Analyzing Profit Efficiency Of Banks In India With Undesirable Output– Nerlovian Profit Indicator Approach
Vol 26, No 4; Article by A.R. Jayaraman and M.R. Srinivasan; December 2014
Asset quality is one of the most important indicators of a bank's financial health. For a bank dominated economy such as India, it has important implications for the stability of the overall financial system. Over the years, banking activities have diversified greatly, offering more sophisticated products. Along with this, risks also started increasing and credit risk is the direct fallout of the intermediation process. Non-performing assets, a by-product of loans and advances, have a direct impact on the performance of banks. Hence, for a meaningful performance evaluation of banks, they should be credited for performing assets (desirable outputs) and penalized for non-performing assets (undesirable output). Against this backdrop, this study attempts to analyze the profit efficiency of banks by considering non-performing assets as undesirable output. Construction of profit efficiency measure based on ratio is not feasible when both maximal and observed profit is zero. This is resolved using the Nerlovian profit indicator, which is defined as the difference between maximum and observed profit normalized with value of direction vector.
The objective of this paper is to provide a holistic approach to measure the profit efficiency of banks, factoring desirable/undesirable outputs, using Nerlovian profit indicator approach.
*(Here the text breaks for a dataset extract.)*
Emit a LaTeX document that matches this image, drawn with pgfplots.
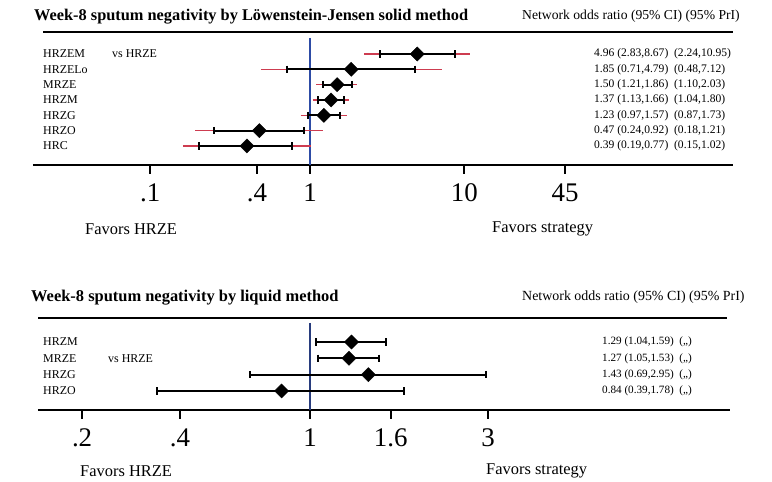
\documentclass[border=0pt]{standalone}
\usepackage{pgfplots}
\pgfplotsset{compat=1.18}
\usepackage{fontspec}
\setmainfont{Liberation Serif}
\definecolor{pri}{RGB}{205,60,80}
\definecolor{refblue}{RGB}{45,75,165}
\definecolor{refnavy}{RGB}{40,60,125}
\begin{document}
\begin{tikzpicture}[x=1bp,y=1bp]
\path[use as bounding box] (0,0) rectangle (772,482);
\coordinate (TopSW) at (33,{482-165});
\coordinate (BotSW) at (38,{482-410});
% ---------------- top panel ----------------
\begin{axis}[
  at={(TopSW)}, anchor=south west,
  scale only axis, width=700bp, height=127bp,
  xmode=log, xmin=0.01602, xmax=551.6,
  ymin=-0.044, ymax=8.24, y dir=reverse,
  axis y line=none, axis x line=bottom,
  axis line style={-, line width=2bp},
  xtick={0.092,0.453,1,10,45}, xticklabels={.1,.4,1,10,45},
  tick align=outside, major tick length=9bp,
  tick style={line width=2bp, black},
  xticklabel style={font=\fontsize{27}{27}\selectfont, yshift=-6bp},
  /pgf/number format/assume math mode=true,
  minor xtick={}, xminorticks=false,
  ytick=\empty, clip=false,
  unbounded coords=jump,
]
\draw[refblue, line width=1.5bp] (axis cs:1,-0.044) -- (axis cs:1,8.24);
\addplot[pri, line width=1.6bp] coordinates {
 (2.24,1) (10.95,1) (1,nan)
 (0.48,2) (7.12,2) (1,nan)
 (1.10,3) (2.03,3) (1,nan)
 (1.04,4) (1.80,4) (1,nan)
 (0.87,5) (1.73,5) (1,nan)
 (0.18,6) (1.21,6) (1,nan)
 (0.15,7) (1.02,7)
};
\addplot[black, line width=2bp, mark=|, mark size=3.8bp, mark options={line width=2bp}] coordinates {
 (2.83,1) (8.67,1) (1,nan)
 (0.71,2) (4.79,2) (1,nan)
 (1.21,3) (1.86,3) (1,nan)
 (1.13,4) (1.66,4) (1,nan)
 (0.97,5) (1.57,5) (1,nan)
 (0.24,6) (0.92,6) (1,nan)
 (0.19,7) (0.77,7)
};
\addplot[only marks, mark=square*, mark size=5bp, mark options={rotate=45, fill=black, draw=black}] coordinates {
 (4.96,1) (1.85,2) (1.50,3) (1.37,4) (1.23,5) (0.47,6) (0.39,7)
};
\end{axis}
\draw[line width=2bp] (43,{482-32}) -- (733,{482-32});
\node[anchor=west, inner sep=0pt, font=\bfseries\fontsize{16.4}{18}\selectfont] at (34,{482-17}) {Week-8 sputum negativity by Löwenstein-Jensen solid method};
\node[anchor=west, inner sep=0pt, font=\fontsize{13.7}{15}\selectfont] at (522,{482-16}) {Network odds ratio (95\% CI) (95\% PrI)};
\begin{scope}[every node/.style={anchor=west, inner sep=0pt, font=\fontsize{12}{13}\selectfont}]
\node at (43,{482-54}) {HRZEM};
\node at (112,{482-54}) {vs HRZE};
\node at (43,{482-69.3}) {HRZELo};
\node at (43,{482-84.7}) {MRZE};
\node at (43,{482-100}) {HRZM};
\node at (43,{482-115.3}) {HRZG};
\node at (43,{482-130.7}) {HRZO};
\node at (43,{482-146}) {HRC};
\end{scope}
\begin{scope}[every node/.style={anchor=west, inner sep=0pt, font=\fontsize{11.6}{13}\selectfont}]
\node at (594,{482-54}) {4.96 (2.83,8.67) \ (2.24,10.95)};
\node at (594,{482-69.3}) {1.85 (0.71,4.79) \ (0.48,7.12)};
\node at (594,{482-84.7}) {1.50 (1.21,1.86) \ (1.10,2.03)};
\node at (594,{482-100}) {1.37 (1.13,1.66) \ (1.04,1.80)};
\node at (594,{482-115.3}) {1.23 (0.97,1.57) \ (0.87,1.73)};
\node at (594,{482-130.7}) {0.47 (0.24,0.92) \ (0.18,1.21)};
\node at (594,{482-146}) {0.39 (0.19,0.77) \ (0.15,1.02)};
\end{scope}
\node[anchor=west, inner sep=0pt, font=\fontsize{16.5}{18}\selectfont] at (85,{482-229}) {Favors HRZE};
\node[anchor=west, inner sep=0pt, font=\fontsize{16.5}{18}\selectfont] at (492,{482-229}) {Favors strategy};
% ---------------- bottom panel ----------------
\begin{axis}[
  at={(BotSW)}, anchor=south west,
  scale only axis, width=692bp, height=87bp,
  xmode=log, xmin=0.1885, xmax=13.15,
  ymin=-0.166, ymax=5.166, y dir=reverse,
  axis y line=none, axis x line=bottom,
  axis line style={-, line width=2bp},
  xtick={0.247,0.45,1,1.64,2.98}, xticklabels={.2,.4,1,1.6,3},
  tick align=outside, major tick length=9bp,
  tick style={line width=2bp, black},
  xticklabel style={font=\fontsize{27}{27}\selectfont, yshift=-6bp},
  /pgf/number format/assume math mode=true,
  minor xtick={}, xminorticks=false,
  ytick=\empty, clip=false,
  unbounded coords=jump,
]
\draw[refnavy, line width=1.5bp] (axis cs:1,-0.166) -- (axis cs:1,5.166);
\addplot[black, line width=2bp, mark=|, mark size=3.8bp, mark options={line width=2bp}] coordinates {
 (1.04,1) (1.59,1) (1,nan)
 (1.05,2) (1.53,2) (1,nan)
 (0.69,3) (2.95,3) (1,nan)
 (0.39,4) (1.78,4)
};
\addplot[only marks, mark=square*, mark size=5bp, mark options={rotate=45, fill=black, draw=black}] coordinates {
 (1.29,1) (1.27,2) (1.43,3) (0.84,4)
};
\end{axis}
\draw[line width=2bp] (38,{482-318}) -- (727,{482-318});
\node[anchor=west, inner sep=0pt, font=\bfseries\fontsize{16.5}{18}\selectfont] at (31,{482-298}) {Week-8 sputum negativity by liquid method};
\node[anchor=west, inner sep=0pt, font=\fontsize{14}{15}\selectfont] at (522,{482-297}) {Network odds ratio (95\% CI) (95\% PrI)};
\begin{scope}[every node/.style={anchor=west, inner sep=0pt, font=\fontsize{12}{13}\selectfont}]
\node at (43,{482-342}) {HRZM};
\node at (43,{482-359}) {MRZE};
\node at (108,{482-359}) {vs HRZE};
\node at (43,{482-375}) {HRZG};
\node at (43,{482-391}) {HRZO};
\end{scope}
\begin{scope}[every node/.style={anchor=west, inner sep=0pt, font=\fontsize{11.2}{13}\selectfont}]
\node at (602,{482-342}) {1.29 (1.04,1.59) \ (,,)};
\node at (602,{482-359}) {1.27 (1.05,1.53) \ (,,)};
\node at (602,{482-375}) {1.43 (0.69,2.95) \ (,,)};
\node at (602,{482-391}) {0.84 (0.39,1.78) \ (,,)};
\end{scope}
\node[anchor=west, inner sep=0pt, font=\fontsize{16.5}{18}\selectfont] at (80,{482-471}) {Favors HRZE};
\node[anchor=west, inner sep=0pt, font=\fontsize{16.5}{18}\selectfont] at (486,{482-471}) {Favors strategy};
\end{tikzpicture}
\end{document}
Further, profit inefficiency of banks is decomposed into technical and allocation inefficiency. While technical inefficiency indicates suboptimal performance of banks, allocative inefficiency refers to profit losses that arise due to incorrect choice of input-output mix given the relative prices of inputs and outputs. Results reveal that profit inefficiency of banks is primarily due to allocative inefficiency rather than technical inefficiency, which indicates banks need to focus on optimal utilization of input-output mix to enhance the profit efficiency.